On 26 November 1977, he was caught red-handed by the Gardaí with eight others in an armed robbery at Leydon’s Cash & Carry in Fairview, Dublin. At the Special Criminal Court, he was convicted of armed robbery and sentenced to ten years’ imprisonment. He was released in April 1985 and became a frequent visitor at the Sinn Féin advice centre. It was there that he first met Catherine Nevin; he was later invited to the official opening of Jack White’s Inn.
The car registration number led to William McClean, mentioned earlier as Catherine’s lover. He has convictions recorded against him in the Republic and also Northern Ireland. On 26 July 1973 at Clogher Magistrates Court, he was found guilty of theft by deception and sentenced to three months in prison. On 2 October 1973, at Portadown Court, he was convicted of criminal deception and sentenced to two years’ imprisonment, and on 15 April 1988 he was bound by Dublin District Court to keep the peace for six months for false pretences.
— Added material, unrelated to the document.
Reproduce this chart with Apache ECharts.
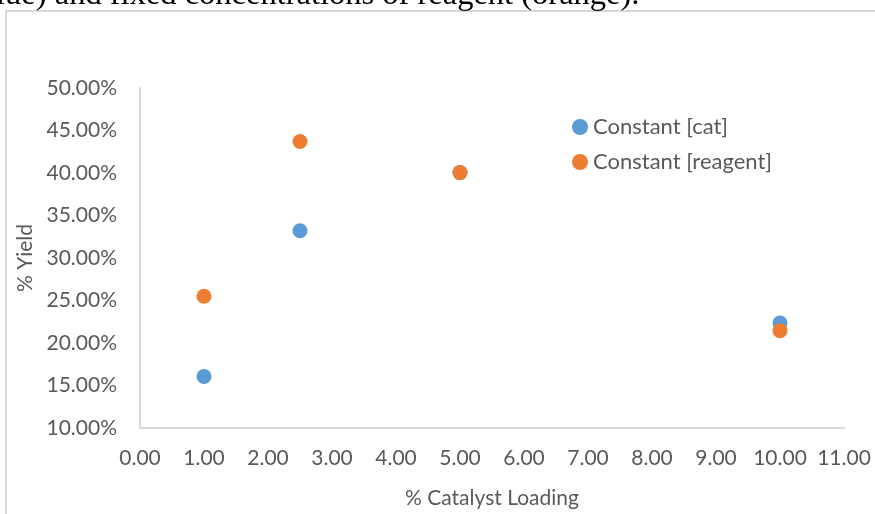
<!DOCTYPE html>
<html lang="en">
<head>
    <meta charset="utf-8">
    <title>% Yield vs % Catalyst Loading</title>
    <script src="https://cdn.jsdelivr.net/npm/echarts@6/dist/echarts.min.js"></script>
    <style>
        html, body { margin: 0; padding: 0; background: #fff; }
        #chart { width: 875px; height: 514px; }
    </style>
</head>
<body>
    <div id="chart"></div>
    <script>
        // data (x = % catalyst loading, y = % yield)
        var loading = [1, 2.5, 5, 10];
        var yieldCat = [16.07, 33.2, 40.05, 22.35];      // constant [cat]
        var yieldReagent = [25.5, 43.7, 40.05, 21.45];   // constant [reagent]
        var seriesNames = ['Constant [cat]', 'Constant [reagent]'];
        var caption = '(blue) and fixed concentrations of reagent (orange).';

        function pairs(xs, ys) {
            return xs.map(function (x, i) { return [x, ys[i]]; });
        }

        var chart = echarts.init(document.getElementById('chart'));
        var labelColor = '#595959';
        var font = 'Lato';

        var option = {
            animation: false,
            backgroundColor: '#fff',
            graphic: [{
                type: 'rect',
                shape: { x: 6, y: 11, width: 900, height: 600 },
                style: { fill: 'none', stroke: '#d9d9d9', lineWidth: 2 }
            }, {
                type: 'text',
                left: -31,
                top: -21,
                style: {
                    text: caption,
                    font: '32.5px "Liberation Serif"',
                    fill: '#000'
                }
            }],
            grid: { left: 140, right: 31, top: 88, bottom: 86 },
            legend: {
                data: seriesNames,
                orient: 'vertical',
                left: 567,
                top: 111,
                itemGap: 13,
                itemWidth: 16,
                itemHeight: 16,
                icon: 'circle',
                textStyle: { color: labelColor, fontFamily: font, fontSize: 22 }
            },
            xAxis: {
                type: 'value',
                min: 0,
                max: 11,
                interval: 1,
                name: '% Catalyst Loading',
                nameLocation: 'middle',
                nameGap: 60,
                nameTextStyle: { color: labelColor, fontFamily: font, fontSize: 21 },
                axisLine: { show: true, lineStyle: { color: '#d9d9d9', width: 2 } },
                axisTick: { show: false },
                splitLine: { show: false },
                axisLabel: {
                    color: labelColor, fontFamily: font, fontSize: 21, margin: 20,
                    formatter: function (v) { return v.toFixed(2); }
                }
            },
            yAxis: {
                type: 'value',
                min: 10,
                max: 50,
                interval: 5,
                name: '% Yield',
                nameLocation: 'middle',
                nameGap: 97,
                nameTextStyle: { color: labelColor, fontFamily: font, fontSize: 21 },
                axisLine: { show: true, lineStyle: { color: '#d9d9d9', width: 2 } },
                axisTick: { show: false },
                splitLine: { show: false },
                axisLabel: {
                    color: labelColor, fontFamily: font, fontSize: 21, margin: 23,
                    formatter: function (v) { return v.toFixed(2) + '%'; }
                }
            },
            series: [{
                name: seriesNames[0],
                type: 'scatter',
                symbolSize: 15,
                itemStyle: { color: '#5b9bd5', opacity: 1 },
                data: pairs(loading, yieldCat)
            }, {
                name: seriesNames[1],
                type: 'scatter',
                symbolSize: 15,
                itemStyle: { color: '#ed7d31', opacity: 1 },
                data: pairs(loading, yieldReagent)
            }]
        };

        chart.setOption(option, true);
    </script>
</body>
</html>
Catherine had dangerously sought the confidence and silence of not one but three individuals, all of whom had previous criminal convictions. It was perhaps because of the seedy pasts of Jones, Heapes and McClean that Catherine set out to gain their support for plans she had been devising over a number of years. They were not to suspect the evil propositions she would one day put to them individually.